The single-file assumption. The assistant polls a single log file. If the benchmark script fails to write to that file (e.g., due to a disk error, incorrect path, or permission issue), the assistant will never see the sentinel and will time out. A more robust approach might also check for the existence of an output file or verify that the benchmark process is still alive via kill -0.
These assumptions are not unreasonable for a well-functioning system, but they represent points of fragility. In a production deployment, each would warrant mitigation: unbuffered output, heartbeat signals, process health checks, and exponential backoff on consecutive failures.
The Broader Significance
Message 12417, for all its apparent simplicity, captures a fundamental challenge of AI-assisted systems engineering: the asymmetry between launching work and understanding its results. The assistant can dispatch a benchmark with a single SSH command, but retrieving the results requires a sustained, fault-tolerant monitoring loop. This asymmetry is pervasive in the session—every deployment, every benchmark, every long-running operation follows the same pattern of launch, poll, retrieve.
The message also illustrates the assistant's learning trajectory within the session.
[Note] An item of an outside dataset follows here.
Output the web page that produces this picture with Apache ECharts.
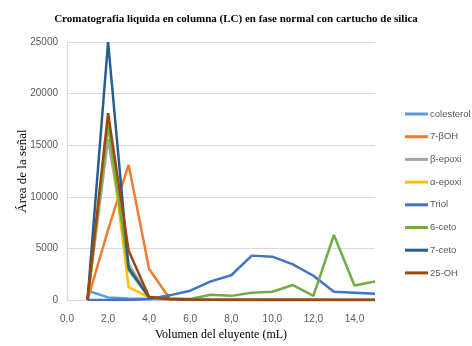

Earlier messages (12410–12413) showed the assistant struggling with self-killing pkill commands and stale log files. By message 12417, the assistant has internalized those lessons: it uses explicit sentinels, separate health and progress checks, timeouts on every connection, and a bounded iteration count. The polling loop is not just a tool—it is a artifact of accumulated experience.
In the end, the benchmark results that message 12417 was designed to retrieve would deliver a disappointing verdict: the NCCL tuning, CUDA graphs, and continuous decode steps made virtually no difference. The bottleneck was not in communication or graph capture but in the sm_120 fallback kernels running on CUDA cores instead of tensor cores—a structural limitation no amount of configuration tuning could fix. The polling loop succeeded in its mechanical purpose, but the news it carried would send the assistant back to the drawing board, pivoting toward NVFP4 quantization and, ultimately, the recognition that a multi-week custom kernel effort would be needed to approach the user's throughput targets.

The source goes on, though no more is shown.